··· RAW DATA

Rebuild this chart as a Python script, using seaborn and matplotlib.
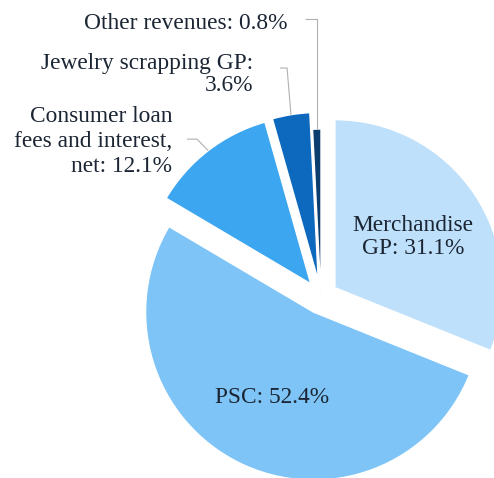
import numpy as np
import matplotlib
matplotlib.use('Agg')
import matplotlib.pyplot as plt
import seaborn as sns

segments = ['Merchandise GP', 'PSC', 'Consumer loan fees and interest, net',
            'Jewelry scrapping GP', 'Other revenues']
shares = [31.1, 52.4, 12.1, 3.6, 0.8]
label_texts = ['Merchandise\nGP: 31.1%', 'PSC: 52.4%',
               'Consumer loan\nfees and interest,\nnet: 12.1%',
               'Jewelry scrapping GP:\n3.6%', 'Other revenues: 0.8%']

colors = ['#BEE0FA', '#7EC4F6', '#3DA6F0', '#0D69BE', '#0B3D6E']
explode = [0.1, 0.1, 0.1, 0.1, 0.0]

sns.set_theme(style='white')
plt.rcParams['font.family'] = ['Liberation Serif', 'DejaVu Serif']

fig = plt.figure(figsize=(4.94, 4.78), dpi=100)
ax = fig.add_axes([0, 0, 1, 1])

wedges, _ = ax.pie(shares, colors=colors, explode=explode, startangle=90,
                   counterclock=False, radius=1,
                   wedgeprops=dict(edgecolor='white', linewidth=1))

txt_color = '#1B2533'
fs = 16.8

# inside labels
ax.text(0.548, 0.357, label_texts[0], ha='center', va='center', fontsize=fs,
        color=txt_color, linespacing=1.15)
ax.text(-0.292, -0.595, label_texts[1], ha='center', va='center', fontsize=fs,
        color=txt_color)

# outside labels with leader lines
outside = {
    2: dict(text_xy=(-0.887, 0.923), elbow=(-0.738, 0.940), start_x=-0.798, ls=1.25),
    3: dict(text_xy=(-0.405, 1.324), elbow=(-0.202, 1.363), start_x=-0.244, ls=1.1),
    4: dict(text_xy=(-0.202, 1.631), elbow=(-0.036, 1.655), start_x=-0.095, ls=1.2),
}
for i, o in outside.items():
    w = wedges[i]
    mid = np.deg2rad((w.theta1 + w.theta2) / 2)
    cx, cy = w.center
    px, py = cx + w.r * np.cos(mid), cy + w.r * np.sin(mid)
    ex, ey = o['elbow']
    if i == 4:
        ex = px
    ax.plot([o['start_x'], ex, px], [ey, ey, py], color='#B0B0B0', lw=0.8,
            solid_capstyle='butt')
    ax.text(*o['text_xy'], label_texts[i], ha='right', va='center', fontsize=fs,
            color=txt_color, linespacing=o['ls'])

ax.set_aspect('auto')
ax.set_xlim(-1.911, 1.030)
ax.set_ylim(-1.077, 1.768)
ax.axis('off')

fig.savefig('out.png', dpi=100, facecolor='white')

······

#### PROBLEM:
In this exercise, set down all of the data exactly, without the pictures.

#### EXERCISE OUTPUT:
Rebuild this chart as a Python script, using seaborn and matplotlib.
import numpy as np
import matplotlib
matplotlib.use('Agg')
import matplotlib.pyplot as plt
import seaborn as sns

segments = ['Merchandise GP', 'PSC', 'Consumer loan fees and interest, net',
            'Jewelry scrapping GP', 'Other revenues']
shares = [31.1, 52.4, 12.1, 3.6, 0.8]
label_texts = ['Merchandise\nGP: 31.1%', 'PSC: 52.4%',
               'Consumer loan\nfees and interest,\nnet: 12.1%',
               'Jewelry scrapping GP:\n3.6%', 'Other revenues: 0.8%']

colors = ['#BEE0FA', '#7EC4F6', '#3DA6F0', '#0D69BE', '#0B3D6E']
explode = [0.1, 0.1, 0.1, 0.1, 0.0]

sns.set_theme(style='white')
plt.rcParams['font.family'] = ['Liberation Serif', 'DejaVu Serif']

fig = plt.figure(figsize=(4.94, 4.78), dpi=100)
ax = fig.add_axes([0, 0, 1, 1])

wedges, _ = ax.pie(shares, colors=colors, explode=explode, startangle=90,
                   counterclock=False, radius=1,
                   wedgeprops=dict(edgecolor='white', linewidth=1))

txt_color = '#1B2533'
fs = 16.8

# inside labels
ax.text(0.548, 0.357, label_texts[0], ha='center', va='center', fontsize=fs,
        color=txt_color, linespacing=1.15)
ax.text(-0.292, -0.595, label_texts[1], ha='center', va='center', fontsize=fs,
        color=txt_color)

# outside labels with leader lines
outside = {
    2: dict(text_xy=(-0.887, 0.923), elbow=(-0.738, 0.940), start_x=-0.798, ls=1.25),
    3: dict(text_xy=(-0.405, 1.324), elbow=(-0.202, 1.363), start_x=-0.244, ls=1.1),
    4: dict(text_xy=(-0.202, 1.631), elbow=(-0.036, 1.655), start_x=-0.095, ls=1.2),
}
for i, o in outside.items():
    w = wedges[i]
    mid = np.deg2rad((w.theta1 + w.theta2) / 2)
    cx, cy = w.center
    px, py = cx + w.r * np.cos(mid), cy + w.r * np.sin(mid)
    ex, ey = o['elbow']
    if i == 4:
        ex = px
    ax.plot([o['start_x'], ex, px], [ey, ey, py], color='#B0B0B0', lw=0.8,
            solid_capstyle='butt')
    ax.text(*o['text_xy'], label_texts[i], ha='right', va='center', fontsize=fs,
            color=txt_color, linespacing=o['ls'])

ax.set_aspect('auto')
ax.set_xlim(-1.911, 1.030)
ax.set_ylim(-1.077, 1.768)
ax.axis('off')

fig.savefig('out.png', dpi=100, facecolor='white')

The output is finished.